### Problem
Skip every picture and transcribe the remaining material exactly.

### Given material
* BEGIN *

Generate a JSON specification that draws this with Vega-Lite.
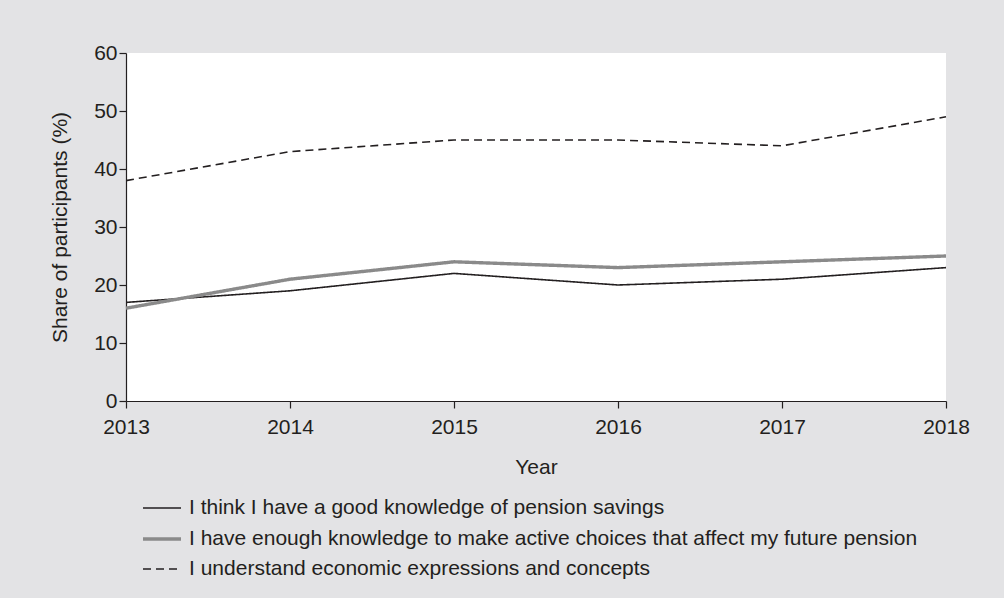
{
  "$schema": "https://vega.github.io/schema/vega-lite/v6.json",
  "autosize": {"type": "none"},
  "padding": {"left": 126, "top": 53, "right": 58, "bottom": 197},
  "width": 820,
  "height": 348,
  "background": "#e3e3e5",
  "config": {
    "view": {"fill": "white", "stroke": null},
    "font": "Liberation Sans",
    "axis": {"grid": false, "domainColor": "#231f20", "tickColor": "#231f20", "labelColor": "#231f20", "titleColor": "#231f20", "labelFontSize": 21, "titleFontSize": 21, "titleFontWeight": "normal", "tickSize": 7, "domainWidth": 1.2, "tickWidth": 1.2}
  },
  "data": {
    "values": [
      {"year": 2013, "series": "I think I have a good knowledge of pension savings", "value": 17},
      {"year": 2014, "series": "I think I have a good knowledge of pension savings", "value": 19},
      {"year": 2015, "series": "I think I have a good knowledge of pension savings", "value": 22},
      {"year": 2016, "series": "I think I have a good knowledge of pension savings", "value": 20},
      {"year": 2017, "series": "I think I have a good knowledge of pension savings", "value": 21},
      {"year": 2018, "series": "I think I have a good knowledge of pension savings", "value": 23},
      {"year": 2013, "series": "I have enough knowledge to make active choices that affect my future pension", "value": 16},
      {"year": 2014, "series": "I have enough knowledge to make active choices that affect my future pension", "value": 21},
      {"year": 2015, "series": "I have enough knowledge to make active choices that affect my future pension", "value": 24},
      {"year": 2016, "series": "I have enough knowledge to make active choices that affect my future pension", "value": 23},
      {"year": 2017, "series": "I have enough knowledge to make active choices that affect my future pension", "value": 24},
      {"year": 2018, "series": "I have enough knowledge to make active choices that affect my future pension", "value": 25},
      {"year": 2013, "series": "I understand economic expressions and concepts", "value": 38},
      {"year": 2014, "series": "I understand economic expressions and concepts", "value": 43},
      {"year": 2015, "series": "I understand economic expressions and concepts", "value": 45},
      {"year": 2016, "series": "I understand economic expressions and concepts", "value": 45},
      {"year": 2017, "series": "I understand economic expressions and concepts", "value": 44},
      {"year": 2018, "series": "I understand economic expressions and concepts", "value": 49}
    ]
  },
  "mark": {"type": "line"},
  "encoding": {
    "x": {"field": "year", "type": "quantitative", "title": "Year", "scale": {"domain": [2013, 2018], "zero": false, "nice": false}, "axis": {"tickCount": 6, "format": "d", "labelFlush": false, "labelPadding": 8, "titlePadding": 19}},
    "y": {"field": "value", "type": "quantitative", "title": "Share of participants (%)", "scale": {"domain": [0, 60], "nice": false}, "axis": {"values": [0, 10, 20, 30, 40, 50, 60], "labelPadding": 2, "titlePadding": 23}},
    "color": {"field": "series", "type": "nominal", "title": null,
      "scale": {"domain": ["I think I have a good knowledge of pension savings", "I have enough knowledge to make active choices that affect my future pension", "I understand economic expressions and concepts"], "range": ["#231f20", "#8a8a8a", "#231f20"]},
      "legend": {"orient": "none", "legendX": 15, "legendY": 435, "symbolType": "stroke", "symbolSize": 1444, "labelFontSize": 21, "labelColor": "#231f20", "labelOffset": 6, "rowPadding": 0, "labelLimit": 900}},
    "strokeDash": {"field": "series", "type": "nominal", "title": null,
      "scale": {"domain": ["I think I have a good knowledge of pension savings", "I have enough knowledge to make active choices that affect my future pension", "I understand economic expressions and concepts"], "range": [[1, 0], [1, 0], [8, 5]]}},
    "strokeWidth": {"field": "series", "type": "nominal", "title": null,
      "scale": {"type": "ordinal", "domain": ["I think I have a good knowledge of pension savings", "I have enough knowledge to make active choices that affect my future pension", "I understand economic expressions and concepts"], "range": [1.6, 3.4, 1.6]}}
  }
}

* END *

### Answer to this problem
Generate a JSON specification that draws this with Vega-Lite.
{
  "$schema": "https://vega.github.io/schema/vega-lite/v6.json",
  "autosize": {"type": "none"},
  "padding": {"left": 126, "top": 53, "right": 58, "bottom": 197},
  "width": 820,
  "height": 348,
  "background": "#e3e3e5",
  "config": {
    "view": {"fill": "white", "stroke": null},
    "font": "Liberation Sans",
    "axis": {"grid": false, "domainColor": "#231f20", "tickColor": "#231f20", "labelColor": "#231f20", "titleColor": "#231f20", "labelFontSize": 21, "titleFontSize": 21, "titleFontWeight": "normal", "tickSize": 7, "domainWidth": 1.2, "tickWidth": 1.2}
  },
  "data": {
    "values": [
      {"year": 2013, "series": "I think I have a good knowledge of pension savings", "value": 17},
      {"year": 2014, "series": "I think I have a good knowledge of pension savings", "value": 19},
      {"year": 2015, "series": "I think I have a good knowledge of pension savings", "value": 22},
      {"year": 2016, "series": "I think I have a good knowledge of pension savings", "value": 20},
      {"year": 2017, "series": "I think I have a good knowledge of pension savings", "value": 21},
      {"year": 2018, "series": "I think I have a good knowledge of pension savings", "value": 23},
      {"year": 2013, "series": "I have enough knowledge to make active choices that affect my future pension", "value": 16},
      {"year": 2014, "series": "I have enough knowledge to make active choices that affect my future pension", "value": 21},
      {"year": 2015, "series": "I have enough knowledge to make active choices that affect my future pension", "value": 24},
      {"year": 2016, "series": "I have enough knowledge to make active choices that affect my future pension", "value": 23},
      {"year": 2017, "series": "I have enough knowledge to make active choices that affect my future pension", "value": 24},
      {"year": 2018, "series": "I have enough knowledge to make active choices that affect my future pension", "value": 25},
      {"year": 2013, "series": "I understand economic expressions and concepts", "value": 38},
      {"year": 2014, "series": "I understand economic expressions and concepts", "value": 43},
      {"year": 2015, "series": "I understand economic expressions and concepts", "value": 45},
      {"year": 2016, "series": "I understand economic expressions and concepts", "value": 45},
      {"year": 2017, "series": "I understand economic expressions and concepts", "value": 44},
      {"year": 2018, "series": "I understand economic expressions and concepts", "value": 49}
    ]
  },
  "mark": {"type": "line"},
  "encoding": {
    "x": {"field": "year", "type": "quantitative", "title": "Year", "scale": {"domain": [2013, 2018], "zero": false, "nice": false}, "axis": {"tickCount": 6, "format": "d", "labelFlush": false, "labelPadding": 8, "titlePadding": 19}},
    "y": {"field": "value", "type": "quantitative", "title": "Share of participants (%)", "scale": {"domain": [0, 60], "nice": false}, "axis": {"values": [0, 10, 20, 30, 40, 50, 60], "labelPadding": 2, "titlePadding": 23}},
    "color": {"field": "series", "type": "nominal", "title": null,
      "scale": {"domain": ["I think I have a good knowledge of pension savings", "I have enough knowledge to make active choices that affect my future pension", "I understand economic expressions and concepts"], "range": ["#231f20", "#8a8a8a", "#231f20"]},
      "legend": {"orient": "none", "legendX": 15, "legendY": 435, "symbolType": "stroke", "symbolSize": 1444, "labelFontSize": 21, "labelColor": "#231f20", "labelOffset": 6, "rowPadding": 0, "labelLimit": 900}},
    "strokeDash": {"field": "series", "type": "nominal", "title": null,
      "scale": {"domain": ["I think I have a good knowledge of pension savings", "I have enough knowledge to make active choices that affect my future pension", "I understand economic expressions and concepts"], "range": [[1, 0], [1, 0], [8, 5]]}},
    "strokeWidth": {"field": "series", "type": "nominal", "title": null,
      "scale": {"type": "ordinal", "domain": ["I think I have a good knowledge of pension savings", "I have enough knowledge to make active choices that affect my future pension", "I understand economic expressions and concepts"], "range": [1.6, 3.4, 1.6]}}
  }
}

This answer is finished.